Some Open Problems in Optimal AdaBoost and Decision Stumps

The significance of the study of the theoretical and practical properties of AdaBoost is unquestionable, given its simplicity, wide practical use, and effectiveness on real-world datasets. Here we present a few open problems regarding the behavior of "Optimal AdaBoost," a term coined by Rudin, Daubechies, and Schapire in 2004 to label the simple version of the standard AdaBoost algorithm in which the weak learner that AdaBoost uses always outputs the weak classifier with lowest weighted error among the respective hypothesis class of weak classifiers implicit in the weak learner. We concentrate on the standard, "vanilla" version of Optimal AdaBoost for binary classification that results from using an exponential-loss upper bound on the misclassification training error. We present two types of open problems. One deals with general weak hypotheses. The other deals with the particular case of decision stumps, as often and commonly used in practice. Answers to the open problems can have immediate significant impact to (1) cementing previously established results on asymptotic convergence properties of Optimal AdaBoost, for finite datasets, which in turn can be the start to any convergence-rate analysis; (2) understanding the weak-hypotheses class of effective decision stumps generated from data, which we have empirically observed to be significantly smaller than the typically obtained class, as well as the effect on the weak learner's running time and previously established improved bounds on the generalization performance of Optimal AdaBoost classifiers; and (3) shedding some light on the "self control" that AdaBoost tends to exhibit in practice.

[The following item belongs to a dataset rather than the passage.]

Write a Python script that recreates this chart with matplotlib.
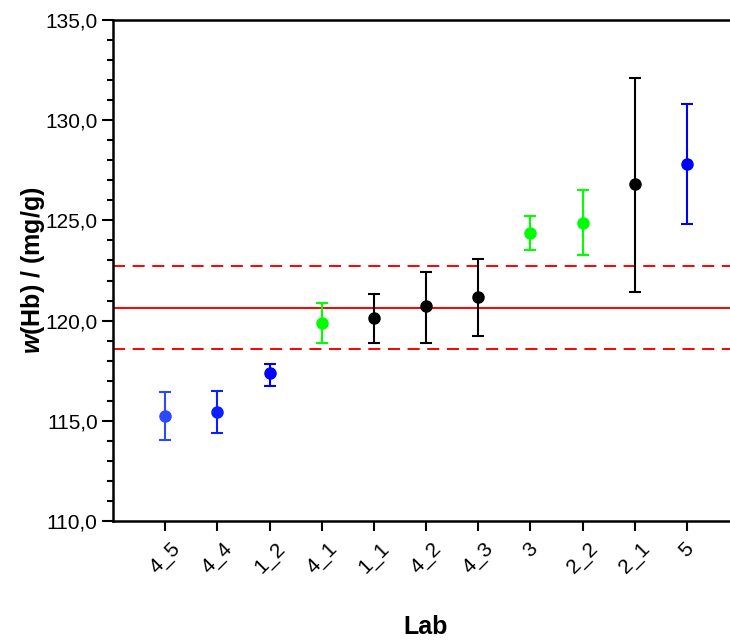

On the Convergence Properties of Optimal AdaBoost

AdaBoost is one of the most popular machine-learning algorithms. It is simple to implement and often found very effective by practitioners, while still being mathematically elegant and theoretically sound. AdaBoost's behavior in practice, and in particular the test-error behavior, has puzzled many eminent researchers for over a decade: It seems to defy our general intuition in machine learning regarding the fundamental trade-off between model complexity and generalization performance. In this paper, we establish the convergence of "Optimal AdaBoost," a term coined by Rudin, Daubechies, and Schapire in 2004. We prove the convergence, with the number of rounds, of the classifier itself, its generalization error, and its resulting margins for fixed data sets, under certain reasonable conditions. More generally, we prove that the time/per-round average of almost any function of the example weights converges. Our approach is to frame AdaBoost as a dynamical system, to provide sufficient conditions for the existence of an invariant measure, and to employ tools from ergodic theory. Unlike previous work, we do not assume AdaBoost cycles; actually, we present empirical evidence against it on real-world datasets. Our main theoretical results hold under a weaker condition. We show sufficient empirical evidence that Optimal AdaBoost always met the condition on every real-world dataset we tried. Our results formally ground future convergence-rate analyses, and may even provide opportunities for slight algorithmic modifications to optimize the generalization ability of AdaBoost classifiers, thus reducing a practitioner's burden of deciding how long to run the algorithm.